また「弁護士が付いている」と分からせることで、無理難題は押し通せないことを相手に知らしめることができます。
⑩相対的に費用を安く抑えられる
顧問弁士を利用すると一定の費用がかかりますが、それでも相対的には安く抑えられることが多いでしょう。
年に一回しか相談しないというのなら別ですが、頻繁に利用するからこそ顧問弁護士の利点があるわけで、その場合は相対的に費用が安く済むはずです。

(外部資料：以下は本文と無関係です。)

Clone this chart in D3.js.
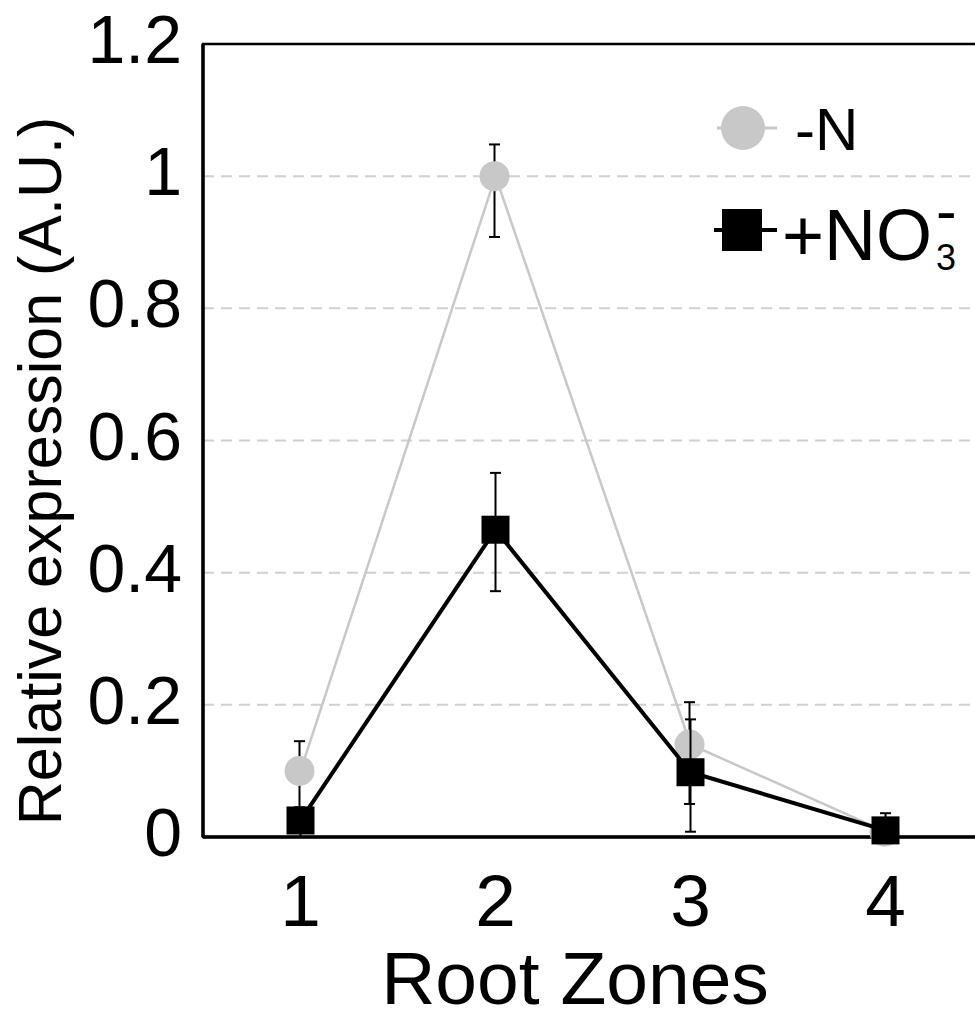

外部弁護士に都度相談するとなるとその度に相談料や依頼料がかかるので大変です。
顧問弁護士を採用すれば割引制度を受けられることもあるので、費用面では安く済むことが多いでしょう。
■顧問弁護士を利用するデメリット
顧問弁護士には以下のようなデメリットもあるので押さえておきましょう。
①顧問料の支払いが必要
当然ですが顧問弁護士を採用するには顧問料の支払いが必要です。
料金形態は個別の弁護士事務所で異なるので確認が必要ですが、月額制の場合は5万円前後が相場となります。
顧問料で対応してもらえる範囲についても事務所ごとに違うので確認を要しますが、法律相談一般の他、契約書のリーガルチェック、内容証明郵便の作成程度であれば対応してもらえるでしょう。
それ以上の高度なトラブル対応などは別途料金がかかります。
②全ての問題に対応できるわけではない
弁護士といえども全ての法律問題に対応できるわけではありません。
専門分野や得意分野であれば当然対応してもらえますが、専門外で知識やノウハウがあまりない分野の相談には応じてもらえないことがあります。
一般商社の顧問弁護士であれば、普段の業務に際しては必要な助言ができていたとしても、イレギュラーな事態が生じて知識が薄い分野の問題が生じた場合、そちらの専門知識がある弁護士でないと対応が難しいことがあります。
ただし顧問弁護士で対応が難しい場合でも、適任の弁護士を顧問弁護士が伝手で探してくれるでしょうから、相談者が一から別の弁護士を探す手間やリスクは避けられます。
■まとめ
本章では会社が顧問弁護士を利用するメリット・デメリットについて見てきました。
一定の費用はかかるものの、顧問弁護士が付いていれば企業活動を行う上での安心感はかなり高まります。
法律相談や法律的な手続き代行をよく利用する場合は、費用についても外部の弁護士を都度利用するよりは相対的に安く済むことが多いと思われます。
リーガルリスクが高い企業や気軽に相談できる相手が欲しいという経営者にとって心強い味方になってくれますから、余裕があれば検討してみては如何でしょうか?